#### RECORD EXCERPTS
※
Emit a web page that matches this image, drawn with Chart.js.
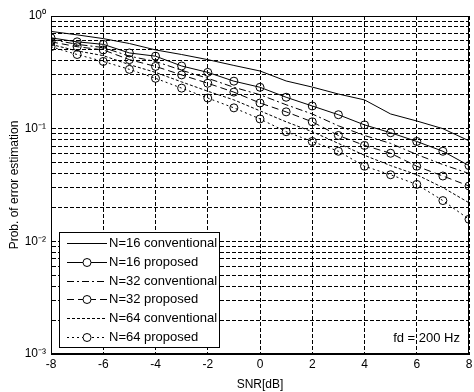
※
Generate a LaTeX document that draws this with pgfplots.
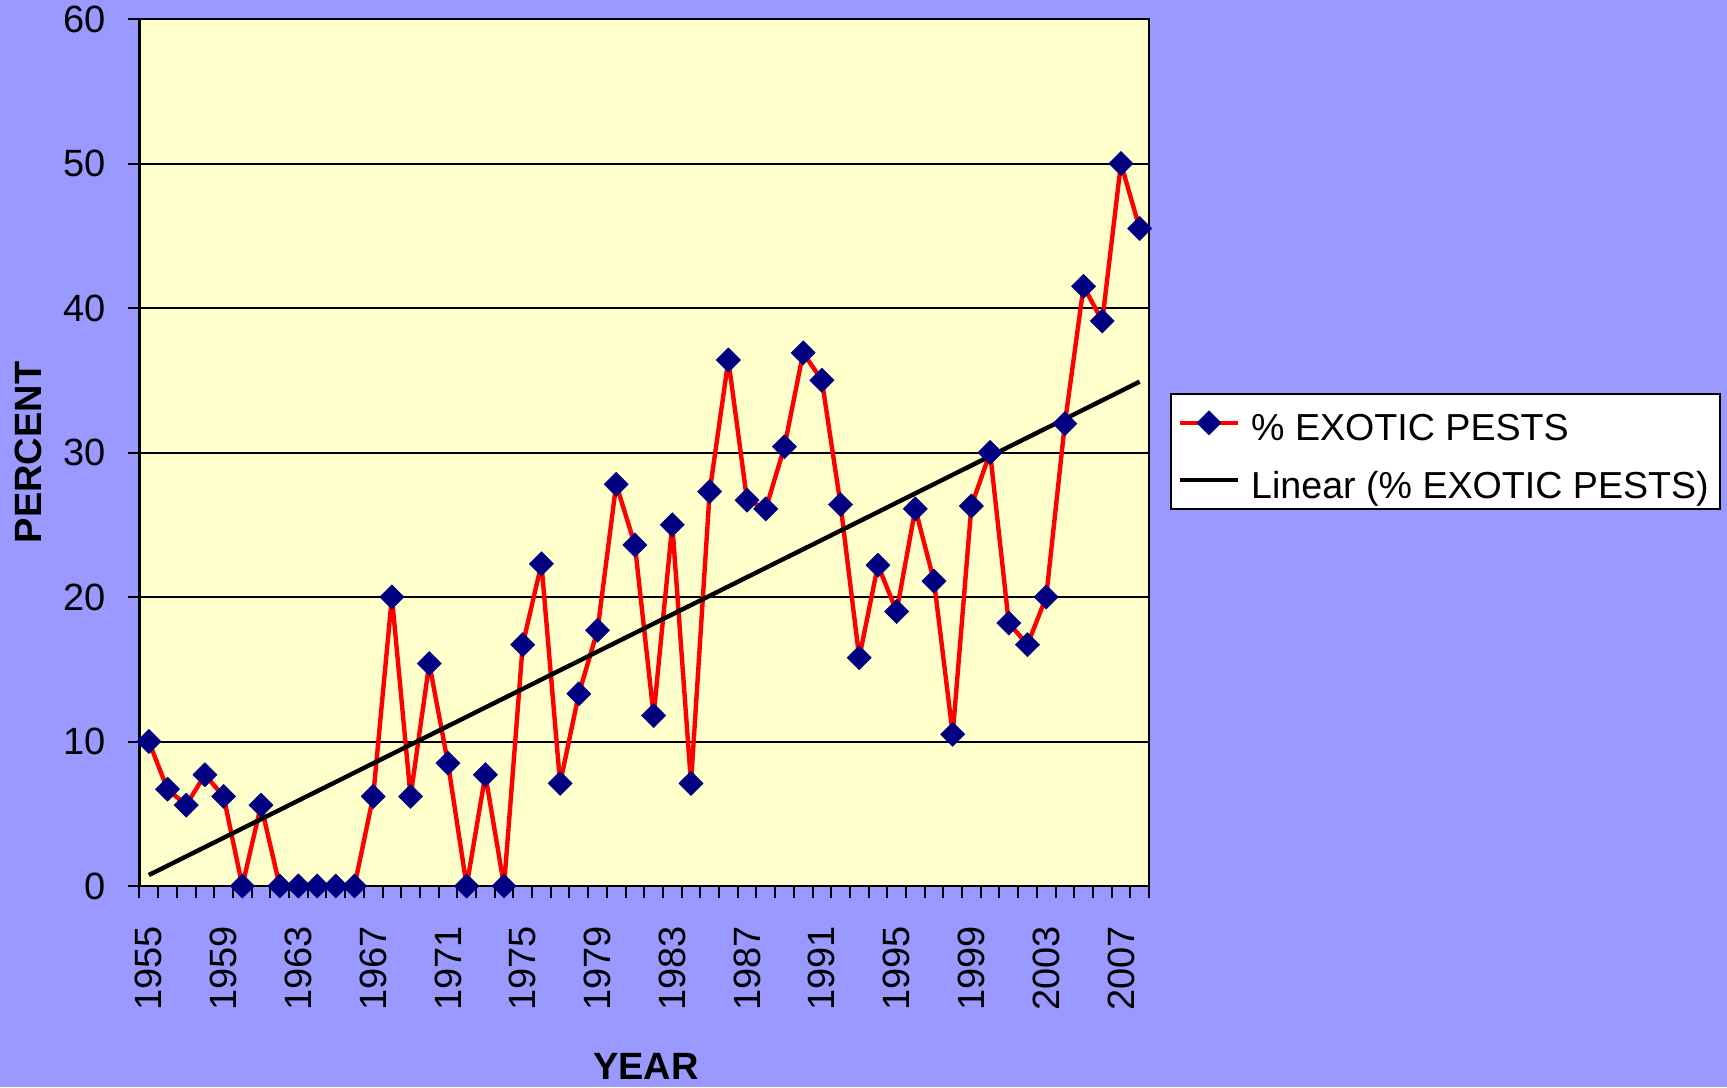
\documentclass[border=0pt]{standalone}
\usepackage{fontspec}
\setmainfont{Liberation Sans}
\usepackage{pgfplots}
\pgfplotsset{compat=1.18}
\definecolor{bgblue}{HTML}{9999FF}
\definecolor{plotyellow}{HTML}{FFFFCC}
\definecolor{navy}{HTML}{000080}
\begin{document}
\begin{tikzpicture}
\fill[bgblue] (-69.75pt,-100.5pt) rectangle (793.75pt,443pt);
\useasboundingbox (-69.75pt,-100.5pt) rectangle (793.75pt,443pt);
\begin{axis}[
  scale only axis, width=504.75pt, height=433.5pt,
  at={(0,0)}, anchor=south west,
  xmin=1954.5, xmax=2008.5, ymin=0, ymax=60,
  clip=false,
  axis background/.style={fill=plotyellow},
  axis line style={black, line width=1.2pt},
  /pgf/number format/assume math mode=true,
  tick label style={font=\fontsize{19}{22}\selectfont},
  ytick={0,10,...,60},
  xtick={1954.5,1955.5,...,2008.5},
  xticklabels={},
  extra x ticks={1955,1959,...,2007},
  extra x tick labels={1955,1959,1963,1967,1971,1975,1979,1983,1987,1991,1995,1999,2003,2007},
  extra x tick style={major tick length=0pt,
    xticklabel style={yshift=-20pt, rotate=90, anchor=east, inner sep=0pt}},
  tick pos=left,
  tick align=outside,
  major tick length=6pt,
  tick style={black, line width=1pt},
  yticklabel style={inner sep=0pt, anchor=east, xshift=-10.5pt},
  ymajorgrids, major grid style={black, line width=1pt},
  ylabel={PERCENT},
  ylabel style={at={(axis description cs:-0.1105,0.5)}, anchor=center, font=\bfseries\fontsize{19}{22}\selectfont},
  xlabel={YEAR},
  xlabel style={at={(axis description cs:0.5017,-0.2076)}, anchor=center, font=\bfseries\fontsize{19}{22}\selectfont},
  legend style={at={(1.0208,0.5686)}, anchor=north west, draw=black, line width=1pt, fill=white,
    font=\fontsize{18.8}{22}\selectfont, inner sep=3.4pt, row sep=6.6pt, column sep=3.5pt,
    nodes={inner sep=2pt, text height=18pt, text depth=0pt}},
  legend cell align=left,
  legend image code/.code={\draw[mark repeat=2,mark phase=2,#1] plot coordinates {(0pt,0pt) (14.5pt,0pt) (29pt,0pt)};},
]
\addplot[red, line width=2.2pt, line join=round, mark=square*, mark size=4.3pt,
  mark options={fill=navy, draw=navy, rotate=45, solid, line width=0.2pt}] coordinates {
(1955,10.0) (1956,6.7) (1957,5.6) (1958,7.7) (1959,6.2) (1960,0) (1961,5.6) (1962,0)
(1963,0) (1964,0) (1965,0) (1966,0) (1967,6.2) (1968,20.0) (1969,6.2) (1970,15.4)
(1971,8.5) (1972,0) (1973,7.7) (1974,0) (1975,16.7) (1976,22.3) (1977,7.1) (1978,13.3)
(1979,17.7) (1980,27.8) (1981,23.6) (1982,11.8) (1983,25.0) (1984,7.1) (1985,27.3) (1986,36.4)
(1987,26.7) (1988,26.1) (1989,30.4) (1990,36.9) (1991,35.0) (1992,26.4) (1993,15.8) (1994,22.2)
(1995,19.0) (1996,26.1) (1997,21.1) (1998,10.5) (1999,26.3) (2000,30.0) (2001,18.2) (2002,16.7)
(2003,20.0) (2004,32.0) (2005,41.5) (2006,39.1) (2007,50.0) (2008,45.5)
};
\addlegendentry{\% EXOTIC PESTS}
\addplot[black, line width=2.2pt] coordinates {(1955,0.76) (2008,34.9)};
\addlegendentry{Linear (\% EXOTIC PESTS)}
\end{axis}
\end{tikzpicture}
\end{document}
※
Only a number is wanted: how many lines of the material include the word "that".

2